Noah Monroe is a recent college grad looking for a job—any job—to pay off his mounting student debt. Working as Gavin’s personal assistant/babysitter seems like easy money. But Noah isn’t prepared for the electrifying tension between him and the football player. He’s not sure if he’d rather argue with Gavin or tackle him to the floor. But both men know the score, and neither is sure what will happen once Gavin’s timeout is over…
First let me say that I’m really not a “sports person” like at all. I would rather do almost anything else but intense sport (walking around is another matter entirely) and I don’t specifically enjoy watching sports either. That being said like being a fan of a sports anime and reading fanfiction based on it, you don’t have to like sports to get into this. They are a really minor aspect of the overall plot and are easy to gloss over if that’s what you’d like to do. Unrelated, but I watched an entire anime about the board game “go” and I still don’t know how to play so you get really adept at just absorbing the information and emotions that you want to get out of it.
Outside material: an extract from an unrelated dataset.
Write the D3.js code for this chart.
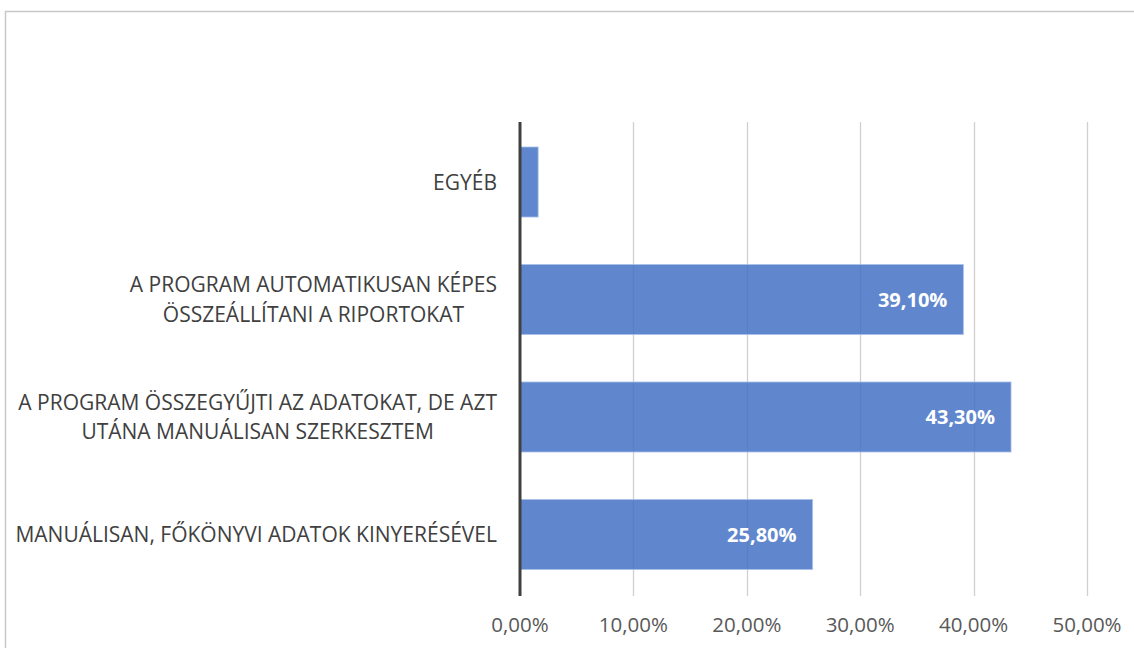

This is very much a character driven book, of course. Gavin is the football player who secretly kind of has a heart of gold (as you find out when you get to the reason behind his brawl), but he still has a gruff and rough exterior. He doesn’t want to make it easy on Noah at first, but the thing that’s great about Noah is he quickly becomes adept at his job, and he gives as well as he gets. Noah doesn’t take any of Gavin’s shit and clearly cares for him as a person in a way that is deeper than most personal assistants. Gavin is kind of turned on by people who will stand up to him, and the two quickly find themselves becoming more and more friendly with each other, which eventually it develops into something more.
Problems arise because Gavin is famous and not out yet, and this is becomes a major issue of tension in the story. I don’t want to get into any more details, but this is certainly worth a read. The sex scenes are steamy and the two characters feel like real people who could naturally end up in this kind of relationship. The concerns about homosexuality and fame as a professional sports player (especially in football which is seen as a hyper-masculine sport) are also incredibly legitimate and relevant.
The only reason I’m not rating this higher is because I did not personally identify with the characters and at the end of the day it’s still about football, a sport I have precisely as much interest in as Noah at the beginning of this story. Still like all Hassell, you’re going to get a good story out if it so I rated this 3 1/2 stars.